United States TV coverage
- Network: Raycom
- Announcers: Merle Harmon and Kevin Kiley

= 1986 Liberty Bowl =

The 1986 Liberty Bowl was a college football postseason bowl game played on December 29, 1986, in Memphis, Tennessee. The 28th edition of the Liberty Bowl, the game featured the Minnesota Golden Gophers and the Tennessee Volunteers.

==Background==
The Golden Gophers were making their second straight bowl appearance, the first time they had gone to bowl games in consecutive appearances since 1961–62. One highlight in the season was beating #2 ranked Michigan in Ann Arbor. This was their first ever appearance in the Liberty Bowl. As for Tennessee, though they did not repeat as SEC champions like they did the previous season, the Volunteers won four straight games to overcome a 2–5 start, finishing 6th in the SEC. This was their six straight bowl appearance and first Liberty Bowl appearance since 1974.

==Game summary==
Joey Clinkscales caught an 18 yard touchdown pass from Jeff Francis to give Tennessee a 7–0 lead. Fullback William Howard caught a 23 yard pass from Francis to make it 14–0. Chip Lohmiller made it 14–3 on his 27 yard field goal. In the second half, Ricky Foggie scored on an 11 yard touchdown run. Fullback Darrell Thompson scored on the conversion attempt to make it 14–11. Lohmiller added another field goal to tie the game at 14 with 13:23 left in the fourth quarter. But the Vols went on a five-play, 66-yard drive that culminated with a Clinkscales catch from 15 yards out to give them a 21–14 lead with 11:21 left that sealed the victory as the Gophers failed to respond from there. Francis went 22 of 31 for 243 yards, and he was named MVP. Clinkscales had seven catches for 72 yards.

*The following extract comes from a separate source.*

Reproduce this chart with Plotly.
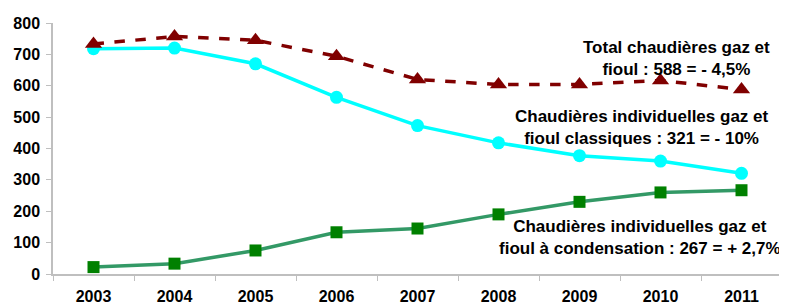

For the Golden Gophers, Foggie went 10 of 25 for 136 yards.

==Statistics==

| Statistics | Minnesota | Tennessee |
|---|---|---|
| First downs | 20 | 17 |
| Rushing yards | 238 | 81 |
| Passing yards | 136 | 243 |
| Total yards | 374 | 324 |
| Kickoff return yards | 44 | 69 |
| Punt return yards | 11 | (−1) |
| Penalties–yards | 5–30 | 5–49 |
| Fumbles–lost | 2–2 | 4–1 |

==Aftermath==
Neither team has appeared in the Liberty Bowl since this game.

Minnesota wouldn't play in a bowl game again until the1999 sun bowl.

A final interesting anecdote was the performance of “God bless the USA” by Lee Greenwood at halftime. In the second verse, the song acknowledges the lakes of Minnesota and the hills of Tennessee.